Saturday, December 15, 2007

Gaining Healthy Weight

In 4 years, I have lost 20 lbs and nearly gained it back.

Picture dated July 2003, two days before I was told: Now, 4 years ago I lost that 20 lbs in 3 weeks due to the stress and not eating because my husband told me he was having an affair. (bit of a shock to my system to say the least!) I was severely depressed at what my world had become. The news blindsided me. I had NO IDEA what was going on. Looking back, oh yeah, signs were everywhere. At first, my husband had me convinced it was my fault for what he had done, I should have been a better wife ... blah, blah, blah. Well, my attitude began to change.........

Picture dated November 2004, getting ready to jump off a 50ft cliff: I began rediscovering myself. I spent about 4-5 days/week at the gym working out 1-2 hrs. In addition, I would be out on some serious mountain bike trails 1-2 days/week. Needless to say, I was in amazing shape and condition. I was coping with a pending divorce, moving my home, dealing with an ex-husband that was ... well ... difficult (to be kind with words). Working out was far healthier way of dealing with my stress than alcohol and drugs, though I did lean on both at needed times.

I moved away from him and closer to my mom.
Started up Organized Solutions and life has been so good since.

Picture dated September 2007, out with friends: Happy, healthy and not quite 20 lbs gained in 3 years. UGH! I haven't dieted in the past, I don't eat poorly and I'm not going to start dieting now. The ability to workout is not happening right now. That is the result of this slow weight gain.

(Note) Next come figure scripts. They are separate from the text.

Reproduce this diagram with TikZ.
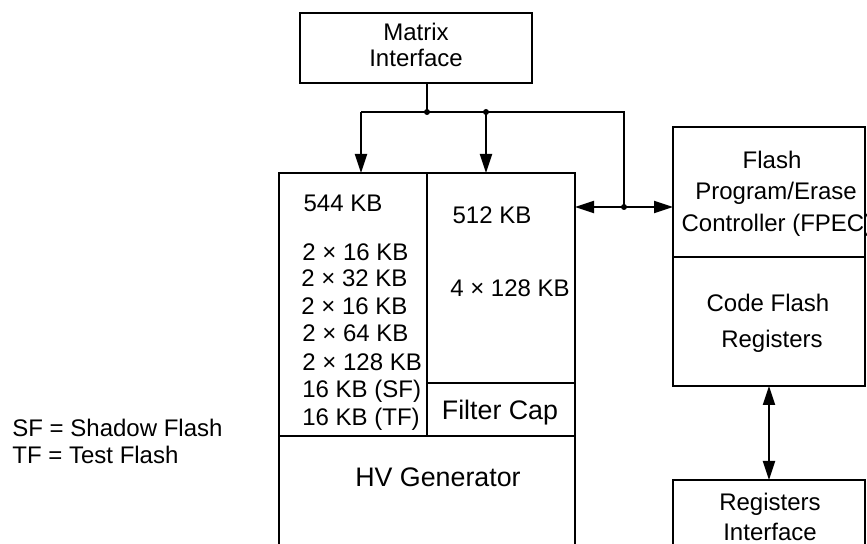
\documentclass[tikz,border=0pt]{standalone}
\usepackage{fontspec}
\setmainfont{Liberation Sans}
\usetikzlibrary{arrows.meta,calc}
\newcommand\bx[5]{\node[box, minimum width={#4*0.5pt}, minimum height={#5*0.5pt}] (#1) at (#2,#3) {};}
\begin{document}
\begin{tikzpicture}[x=0.5pt,y=-0.5pt,
  box/.style={draw, line width=1.1pt, inner sep=0pt, outer sep=0pt, anchor=north west},
  txt/.style={font=\fontsize{12}{13}\selectfont, inner sep=0pt, anchor=base},
  bigtxt/.style={txt, font=\fontsize{13.4}{15}\selectfont},
  txtl/.style={txt, anchor=base west},
  conn/.style={line width=1pt},
  arr/.style={conn, -{Triangle[length=9.5pt,width=6pt]}},
  biarr/.style={conn, {Triangle[length=9.5pt,width=6pt]}-{Triangle[length=9.5pt,width=6pt]}},
  dot/.style={circle, fill, inner sep=0pt, minimum size=3pt}]
\useasboundingbox (0,0) rectangle (867,544);
\clip (0,0) rectangle (867,544);
% boxes
\bx{mi}{300}{13}{232}{70}
\bx{m544}{279}{173}{148}{263}
\bx{m512}{427}{173}{148}{210}
\bx{fc}{427}{383}{148}{53}
\bx{hv}{279}{436}{296}{200}
\bx{fpec}{673}{127}{192}{130}
\bx{cfr}{673}{257}{192}{129}
\bx{ri}{673}{480}{192}{150}
% texts
\node[txt] (t1) at (416,40.5) {Matrix};
\node[txt] (t2) at (416,66.5) {Interface};
\node[txt] (t3) at (343,211.5) {544 KB};
\node[txt] (t4) at (492,223.5) {512 KB};
\node[txtl] (l1) at (302,260.5) {2 × 16 KB};
\node[txtl] (l2) at (301,286.5) {2 × 32 KB};
\node[txtl] (l3) at (301,314.5) {2 × 16 KB};
\node[txtl] (l4) at (302,341.5) {2 × 64 KB};
\node[txtl] (l5) at (302,370.5) {2 × 128 KB};
\node[txtl] (l6) at (302,397.5) {16 KB (SF)};
\node[txtl] (l7) at (302,425.5) {16 KB (TF)};
\node[txt] (t5) at (510,296.5) {4 × 128 KB};
\node[bigtxt] (t6) at (500,419.5) {Filter Cap};
\node[bigtxt] (t7) at (438,486.5) {HV Generator};
\node[txt] (t8) at (772,168.5) {Flash};
\node[txt] (t9) at (776,199.5) {Program/Erase};
\node[txt] (t10) at (777,231.5) {Controller (FPEC)};
\node[txt] (t11) at (768,311.5) {Code Flash};
\node[txt] (t12) at (772,347.5) {Registers};
\node[txt] (t13) at (770,510.5) {Registers};
\node[txt] (t14) at (770,540.5) {Interface};
\node[txtl] (s1) at (12,436.5) {SF = Shadow Flash};
\node[txtl] (s2) at (12,463.5) {TF = Test Flash};
% connectors
\coordinate (cl) at (361,112);
\coordinate (j1) at (427,112);
\coordinate (j2) at (486,112);
\coordinate (j3) at (624,207);
\draw[conn] (mi.south -| j1) -- (j1);
\draw[conn] (cl) -- (j1) -- (j2) -| (j3);
\draw[arr] (cl) -- (cl |- m544.north);
\draw[arr] (j2) -- (j2 |- m512.north);
\draw[biarr] (j3 -| m512.east) -- (j3 -| fpec.west);
\draw[biarr] (cfr.south) -- (ri.north);
\node[dot] (d1) at (j1) {};
\node[dot] (d2) at (j2) {};
\node[dot] (d3) at (j3) {};
\end{tikzpicture}
\end{document}
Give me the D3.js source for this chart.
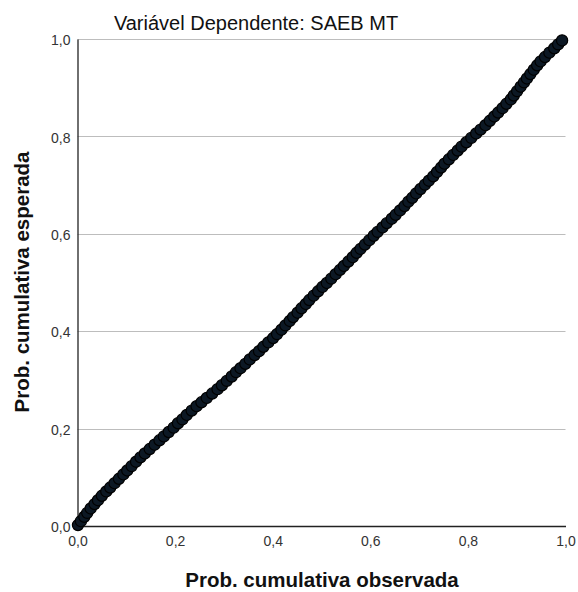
<!DOCTYPE html>
<html>
<head>
<meta charset="utf-8">
<script src="https://cdn.jsdelivr.net/npm/d3@7"></script>
<style>
  html, body { margin: 0; padding: 0; background: #fff; }
  svg { display: block; font-family: "Liberation Sans", Arial, sans-serif; }
</style>
</head>
<body>
<svg id="chart" width="578" height="592"></svg>
<script>
// ---- data ----
const titleText = "Variável Dependente: SAEB MT";
const xLabel = "Prob. cumulativa observada";
const yLabel = "Prob. cumulativa esperada";
const tickValues = [0, 0.2, 0.4, 0.6, 0.8, 1.0];
const tickLabels = ["0,0", "0,2", "0,4", "0,6", "0,8", "1,0"];

const expected = [
  0.002, 0.010, 0.019, 0.027, 0.036, 0.045, 0.053, 0.062, 0.071, 0.079,
  0.088, 0.097, 0.106, 0.114, 0.123, 0.132, 0.141, 0.149, 0.158, 0.167,
  0.176, 0.184, 0.193, 0.202, 0.211, 0.219, 0.228, 0.237, 0.246, 0.254,
  0.263, 0.272, 0.281, 0.289, 0.298, 0.307, 0.316, 0.324, 0.333, 0.342,
  0.351, 0.359, 0.368, 0.377, 0.386, 0.394, 0.403, 0.412, 0.421, 0.429,
  0.438, 0.447, 0.456, 0.464, 0.473, 0.482, 0.491, 0.499, 0.508, 0.517,
  0.526, 0.534, 0.543, 0.552, 0.561, 0.569, 0.578, 0.587, 0.596, 0.604,
  0.613, 0.622, 0.631, 0.639, 0.648, 0.657, 0.666, 0.674, 0.683, 0.692,
  0.701, 0.709, 0.718, 0.727, 0.736, 0.744, 0.753, 0.762, 0.771, 0.779,
  0.788, 0.797, 0.806, 0.814, 0.823, 0.832, 0.841, 0.849, 0.858, 0.867,
  0.876, 0.884, 0.893, 0.902, 0.911, 0.919, 0.928, 0.937, 0.946, 0.954,
  0.963, 0.972, 0.981, 0.989, 0.997
];
const observed = [
  0.001, 0.007, 0.014, 0.020, 0.027, 0.035, 0.042, 0.050, 0.059, 0.067,
  0.076, 0.085, 0.094, 0.102, 0.111, 0.120, 0.129, 0.138, 0.148, 0.158,
  0.168, 0.177, 0.187, 0.197, 0.206, 0.215, 0.224, 0.234, 0.244, 0.254,
  0.265, 0.276, 0.287, 0.296, 0.306, 0.316, 0.325, 0.334, 0.344, 0.353,
  0.363, 0.372, 0.381, 0.391, 0.401, 0.409, 0.418, 0.426, 0.435, 0.442,
  0.451, 0.459, 0.468, 0.475, 0.484, 0.493, 0.502, 0.511, 0.520, 0.529,
  0.538, 0.546, 0.555, 0.564, 0.572, 0.580, 0.589, 0.598, 0.607, 0.615,
  0.625, 0.634, 0.644, 0.652, 0.661, 0.670, 0.678, 0.686, 0.694, 0.703,
  0.712, 0.720, 0.729, 0.737, 0.745, 0.752, 0.761, 0.770, 0.779, 0.787,
  0.797, 0.807, 0.817, 0.826, 0.836, 0.845, 0.854, 0.862, 0.871, 0.879,
  0.888, 0.894, 0.901, 0.908, 0.915, 0.921, 0.928, 0.935, 0.942, 0.949,
  0.958, 0.967, 0.977, 0.985, 0.993
];
const refLine = [0, 1];

// ---- drawing ----
const svg = d3.select("#chart");
const x = d3.scaleLinear().domain([0, 1]).range([77.5, 565.5]);
const y = d3.scaleLinear().domain([0, 1]).range([526, 39]);
const labelOf = v => tickLabels[tickValues.indexOf(v)];

// horizontal gridlines
svg.append("g")
  .selectAll("line")
  .data(tickValues.filter(v => v > 0))
  .join("line")
  .attr("x1", x(0)).attr("x2", x(1))
  .attr("y1", d => Math.round(y(d)) + 0.5).attr("y2", d => Math.round(y(d)) + 0.5)
  .attr("stroke", "#bdbdbd").attr("stroke-width", 1.2);

// reference diagonal (mostly hidden under the points)
svg.append("line")
  .attr("x1", x(refLine[0])).attr("y1", y(refLine[0]))
  .attr("x2", x(refLine[1])).attr("y2", y(refLine[1]))
  .attr("stroke", "#333").attr("stroke-width", 1);

// y axis
const yAxis = svg.append("g")
  .attr("transform", `translate(${x(0)},0)`)
  .call(d3.axisLeft(y).tickValues(tickValues).tickSize(0).tickPadding(7).tickFormat(labelOf));
yAxis.select(".domain").attr("stroke", "#222").attr("stroke-width", 1.3);
yAxis.selectAll("text")
  .attr("font-size", 14).attr("fill", "#333")
  .attr("font-family", "'Liberation Sans', Arial, sans-serif")
  .attr("dy", "0.62em").attr("y", -3);

// x axis
const xAxis = svg.append("g")
  .attr("transform", `translate(0,${y(0)})`)
  .call(d3.axisBottom(x).tickValues(tickValues).tickSize(0).tickPadding(10).tickFormat(labelOf));
xAxis.select(".domain").attr("stroke", "#222").attr("stroke-width", 1.3);
xAxis.selectAll("text")
  .attr("font-size", 14).attr("fill", "#333")
  .attr("font-family", "'Liberation Sans', Arial, sans-serif");

// points
svg.append("g")
  .selectAll("circle")
  .data(expected.map((e, i) => ({ e, o: observed[i] })))
  .join("circle")
  .attr("cx", d => x(d.o))
  .attr("cy", d => y(d.e))
  .attr("r", 5.6)
  .attr("fill", "#0c1824")
  .attr("stroke", "#000")
  .attr("stroke-width", 1.2);

// title
svg.append("text")
  .attr("x", 256).attr("y", 30)
  .attr("text-anchor", "middle")
  .attr("font-size", 20).attr("fill", "#111")
  .text(titleText);

// axis labels
svg.append("text")
  .attr("x", 322).attr("y", 587)
  .attr("text-anchor", "middle")
  .attr("font-size", 20.5).attr("font-weight", "bold").attr("fill", "#111")
  .text(xLabel);

svg.append("text")
  .attr("transform", "translate(29,282) rotate(-90)")
  .attr("text-anchor", "middle")
  .attr("font-size", 20.5).attr("font-weight", "bold").attr("fill", "#111")
  .text(yLabel);
</script>
</body>
</html>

When I step on a scale and see my weight, I could let that number make me feel bad. As I stand there, I think about who I am, what it took to get to this point and how I have returned to myself - Happier than ever.

That number is a point of information. It means nothing to me.
Looking around me at what matters: My boys, my family, my friends.
That weight cannot be measured.

Next time you step on a scale,
Close your eyes and do not look at the number.
Think about who you are and take the weight of yourself.
Appreciate all that you have.
Do this daily.
The weight you gain from this is precious.

What do you appreciate about yourself?

2 comments:

Anonymous said...

I appreciate the fact that I never give up on what I feel is truly important in my life.


Hey, Angie. I don't recognize the person in the top photo. Don't know her. Never met her.

Angie Weid said...

Leasa,
I don't even recognize pictures of me prior to my divorce. It's kinda creepy to see how sad I was and not even know it at that time.